- **STATED TASK**
Drop the pictures, then extract the listing word for word.

- **MATERIAL PROVIDED**
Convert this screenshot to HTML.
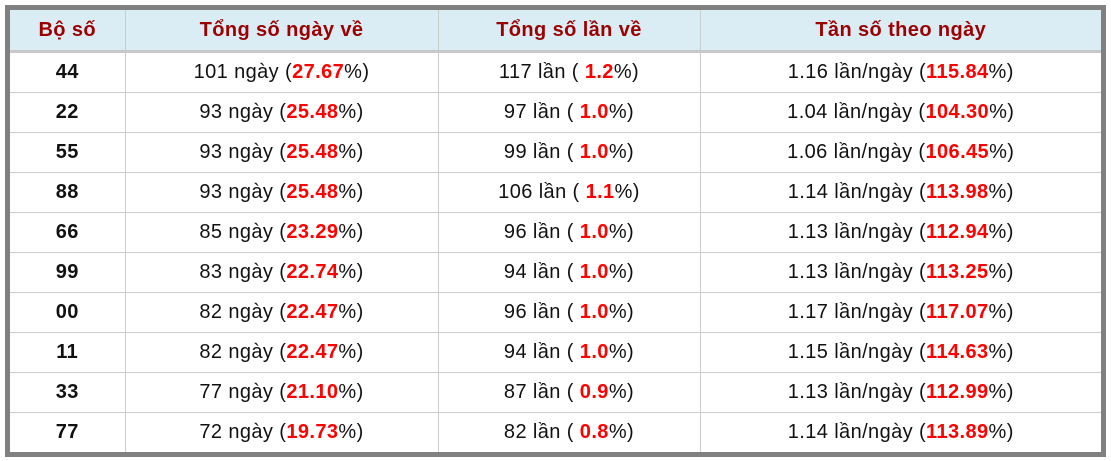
<!DOCTYPE html>
<html><head><meta charset="utf-8"><style>
body{margin:0;background:#fff;width:1111px;height:461px;overflow:hidden}
.wrap{position:absolute;left:5px;top:5px;width:1091px;border:5px solid #808080;background:#fff}
table{border-collapse:collapse;width:1091px;table-layout:fixed;font-family:"Liberation Sans",sans-serif;font-size:20px;letter-spacing:0.4px}
th{background:#daedf5;color:#9c0000;font-weight:bold;height:38px;border-bottom:3px solid #c8c8c8;border-left:1px solid #ccc}
td{height:39px;border-top:1px solid #ccc;border-left:1px solid #ccc;text-align:center;color:#111;padding:0}
tr td:first-child,tr th:first-child{border-left:none}
tr:nth-child(2) td{border-top:none}
td:first-child{font-weight:bold}
b{color:#f00}
</style></head><body><div class="wrap"><table>
<colgroup><col style="width:115px"><col style="width:313px"><col style="width:262px"><col></colgroup>
<tr><th>Bộ số</th><th>Tổng số ngày về</th><th>Tổng số lần về</th><th>Tần số theo ngày</th></tr>
<tr><td>44</td><td>101 ngày (<b>27.67</b>%)</td><td>117 lần ( <b>1.2</b>%)</td><td>1.16 lần/ngày (<b>115.84</b>%)</td></tr>
<tr><td>22</td><td>93 ngày (<b>25.48</b>%)</td><td>97 lần ( <b>1.0</b>%)</td><td>1.04 lần/ngày (<b>104.30</b>%)</td></tr>
<tr><td>55</td><td>93 ngày (<b>25.48</b>%)</td><td>99 lần ( <b>1.0</b>%)</td><td>1.06 lần/ngày (<b>106.45</b>%)</td></tr>
<tr><td>88</td><td>93 ngày (<b>25.48</b>%)</td><td>106 lần ( <b>1.1</b>%)</td><td>1.14 lần/ngày (<b>113.98</b>%)</td></tr>
<tr><td>66</td><td>85 ngày (<b>23.29</b>%)</td><td>96 lần ( <b>1.0</b>%)</td><td>1.13 lần/ngày (<b>112.94</b>%)</td></tr>
<tr><td>99</td><td>83 ngày (<b>22.74</b>%)</td><td>94 lần ( <b>1.0</b>%)</td><td>1.13 lần/ngày (<b>113.25</b>%)</td></tr>
<tr><td>00</td><td>82 ngày (<b>22.47</b>%)</td><td>96 lần ( <b>1.0</b>%)</td><td>1.17 lần/ngày (<b>117.07</b>%)</td></tr>
<tr><td>11</td><td>82 ngày (<b>22.47</b>%)</td><td>94 lần ( <b>1.0</b>%)</td><td>1.15 lần/ngày (<b>114.63</b>%)</td></tr>
<tr><td>33</td><td>77 ngày (<b>21.10</b>%)</td><td>87 lần ( <b>0.9</b>%)</td><td>1.13 lần/ngày (<b>112.99</b>%)</td></tr>
<tr><td>77</td><td>72 ngày (<b>19.73</b>%)</td><td>82 lần ( <b>0.8</b>%)</td><td>1.14 lần/ngày (<b>113.89</b>%)</td></tr>
</table></div></body></html>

- **TASK OUTPUT**
Convert this screenshot to HTML.
<!DOCTYPE html>
<html><head><meta charset="utf-8"><style>
body{margin:0;background:#fff;width:1111px;height:461px;overflow:hidden}
.wrap{position:absolute;left:5px;top:5px;width:1091px;border:5px solid #808080;background:#fff}
table{border-collapse:collapse;width:1091px;table-layout:fixed;font-family:"Liberation Sans",sans-serif;font-size:20px;letter-spacing:0.4px}
th{background:#daedf5;color:#9c0000;font-weight:bold;height:38px;border-bottom:3px solid #c8c8c8;border-left:1px solid #ccc}
td{height:39px;border-top:1px solid #ccc;border-left:1px solid #ccc;text-align:center;color:#111;padding:0}
tr td:first-child,tr th:first-child{border-left:none}
tr:nth-child(2) td{border-top:none}
td:first-child{font-weight:bold}
b{color:#f00}
</style></head><body><div class="wrap"><table>
<colgroup><col style="width:115px"><col style="width:313px"><col style="width:262px"><col></colgroup>
<tr><th>Bộ số</th><th>Tổng số ngày về</th><th>Tổng số lần về</th><th>Tần số theo ngày</th></tr>
<tr><td>44</td><td>101 ngày (<b>27.67</b>%)</td><td>117 lần ( <b>1.2</b>%)</td><td>1.16 lần/ngày (<b>115.84</b>%)</td></tr>
<tr><td>22</td><td>93 ngày (<b>25.48</b>%)</td><td>97 lần ( <b>1.0</b>%)</td><td>1.04 lần/ngày (<b>104.30</b>%)</td></tr>
<tr><td>55</td><td>93 ngày (<b>25.48</b>%)</td><td>99 lần ( <b>1.0</b>%)</td><td>1.06 lần/ngày (<b>106.45</b>%)</td></tr>
<tr><td>88</td><td>93 ngày (<b>25.48</b>%)</td><td>106 lần ( <b>1.1</b>%)</td><td>1.14 lần/ngày (<b>113.98</b>%)</td></tr>
<tr><td>66</td><td>85 ngày (<b>23.29</b>%)</td><td>96 lần ( <b>1.0</b>%)</td><td>1.13 lần/ngày (<b>112.94</b>%)</td></tr>
<tr><td>99</td><td>83 ngày (<b>22.74</b>%)</td><td>94 lần ( <b>1.0</b>%)</td><td>1.13 lần/ngày (<b>113.25</b>%)</td></tr>
<tr><td>00</td><td>82 ngày (<b>22.47</b>%)</td><td>96 lần ( <b>1.0</b>%)</td><td>1.17 lần/ngày (<b>117.07</b>%)</td></tr>
<tr><td>11</td><td>82 ngày (<b>22.47</b>%)</td><td>94 lần ( <b>1.0</b>%)</td><td>1.15 lần/ngày (<b>114.63</b>%)</td></tr>
<tr><td>33</td><td>77 ngày (<b>21.10</b>%)</td><td>87 lần ( <b>0.9</b>%)</td><td>1.13 lần/ngày (<b>112.99</b>%)</td></tr>
<tr><td>77</td><td>72 ngày (<b>19.73</b>%)</td><td>82 lần ( <b>0.8</b>%)</td><td>1.14 lần/ngày (<b>113.89</b>%)</td></tr>
</table></div></body></html>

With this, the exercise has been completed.